Der Komponist, der auch Musikwissenschaften in Hamburg studierte, lässt sich immer wieder von den Zeitläufen der Kunst- und Musikgeschichte inspirieren. Anfang der neunziger Jahre begann er mit einem Studium der chinesischen Landschaftsmalerei. Er entdeckte in ihr, dass die Zeit eine große Rolle spielt. Sie komponiert die Zeit des Sehens. Bei den Rollbildern wird der Betrachter beispielsweise nicht mit dem gesamten Bild sofort konfrontiert, sondern schrittweise. Der Strom der Linien wird ins Unendliche geführt.
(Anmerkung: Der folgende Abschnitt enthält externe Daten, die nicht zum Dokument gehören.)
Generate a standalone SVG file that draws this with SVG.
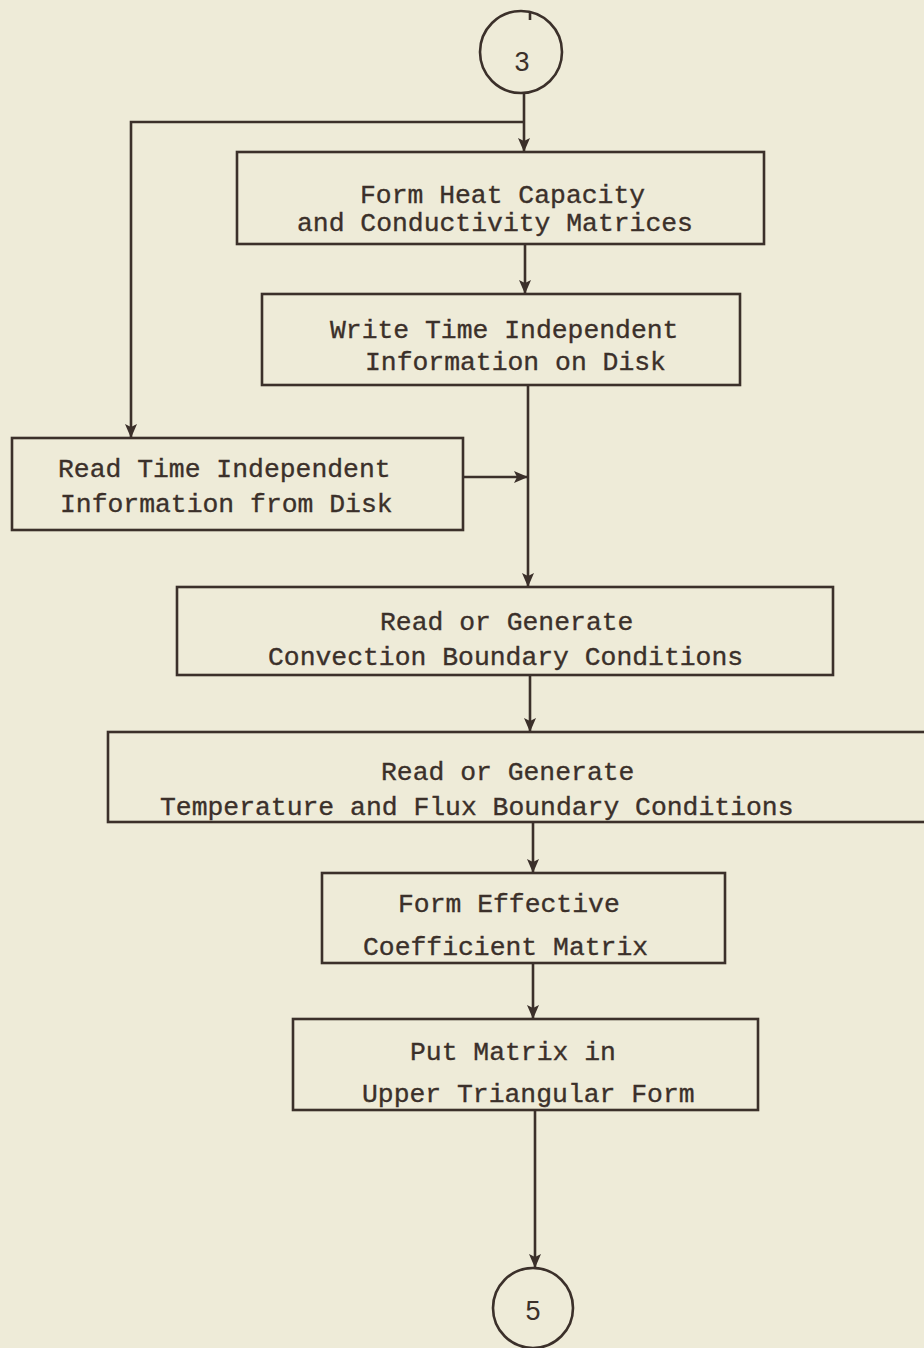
<svg xmlns="http://www.w3.org/2000/svg" width="924" height="1348" viewBox="0 0 924 1348">
<style>
.bg{fill:#eeebd8}
.box{fill:none;stroke:#3b302a;stroke-width:2.6}
.ln{fill:none;stroke:#3b302a;stroke-width:2.6}
.t{font-family:"Liberation Mono","DejaVu Sans Mono",monospace;font-size:26.4px;fill:#3b302a;stroke:#3b302a;stroke-width:0.35}
.d{font-family:"Liberation Sans",Arial,sans-serif;font-size:27px;fill:#3b302a;text-anchor:middle}
</style>
<defs>
<marker id="ah" markerUnits="userSpaceOnUse" markerWidth="14" markerHeight="16" viewBox="0 0 14 16" refX="14" refY="8" orient="auto">
<path d="M0,2 L14,8 L0,14 L3,8 Z" fill="#3b302a"/>
</marker>
</defs>
<rect class="bg" x="0" y="0" width="924" height="1348"/>

<g id="connectors">
<line class="ln" x1="524" y1="93" x2="524" y2="152" marker-end="url(#ah)"/>
<polyline class="ln" points="524,122 131,122 131,438" marker-end="url(#ah)"/>
<line class="ln" x1="525" y1="244" x2="525" y2="294" marker-end="url(#ah)"/>
<line class="ln" x1="528" y1="385" x2="528" y2="587" marker-end="url(#ah)"/>
<line class="ln" x1="463" y1="477" x2="528" y2="477" marker-end="url(#ah)"/>
<line class="ln" x1="530" y1="675" x2="530" y2="732" marker-end="url(#ah)"/>
<line class="ln" x1="533" y1="822" x2="533" y2="873" marker-end="url(#ah)"/>
<line class="ln" x1="533" y1="963" x2="533" y2="1019" marker-end="url(#ah)"/>
<line class="ln" x1="535" y1="1110" x2="535" y2="1268" marker-end="url(#ah)"/>
</g>

<g id="c3">
<circle class="box" cx="521" cy="52" r="41"/>
<line class="ln" x1="530" y1="12" x2="530" y2="20"/>
<text class="d" x="522" y="71">3</text>
</g>

<g id="n1">
<rect class="box" x="237" y="152" width="527" height="92"/>
<text class="t" x="360" y="203">Form Heat Capacity</text>
<text class="t" x="297" y="231">and Conductivity Matrices</text>
</g>

<g id="n2">
<rect class="box" x="262" y="294" width="478" height="91"/>
<text class="t" x="330" y="338">Write Time Independent</text>
<text class="t" x="365" y="370">Information on Disk</text>
</g>

<g id="n3">
<rect class="box" x="12" y="438" width="451" height="92"/>
<text class="t" x="58" y="477">Read Time Independent</text>
<text class="t" x="60" y="512">Information from Disk</text>
</g>

<g id="n4">
<rect class="box" x="177" y="587" width="656" height="88"/>
<text class="t" x="380" y="630">Read or Generate</text>
<text class="t" x="268" y="665">Convection Boundary Conditions</text>
</g>

<g id="n5">
<rect class="box" x="108" y="732" width="840" height="90"/>
<text class="t" x="381" y="780">Read or Generate</text>
<text class="t" x="160" y="815">Temperature and Flux Boundary Conditions</text>
</g>

<g id="n6">
<rect class="box" x="322" y="873" width="403" height="90"/>
<text class="t" x="398" y="912">Form Effective</text>
<text class="t" x="363" y="955">Coefficient Matrix</text>
</g>

<g id="n7">
<rect class="box" x="293" y="1019" width="465" height="91"/>
<text class="t" x="410" y="1060">Put Matrix in</text>
<text class="t" x="362" y="1102">Upper Triangular Form</text>
</g>

<g id="c5">
<circle class="box" cx="533" cy="1308" r="40"/>
<text class="d" x="533" y="1320">5</text>
</g>
</svg>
Die abendländische Musik ist im Räumlichen und im Farblichen angesiedelt. „Für Komponisten ist es wunderbar, wenn er sich nicht auf das Architektonische fixiert, wenn die Musik nicht auf klischeehafte Erfüllung eines vorgegebenen Schemas verfällt.“ Albert Breier hat seine Gedanken in dem Buch „Die Zeit des Sehens und der Raum des Hörens“ 2002 vorgestellt.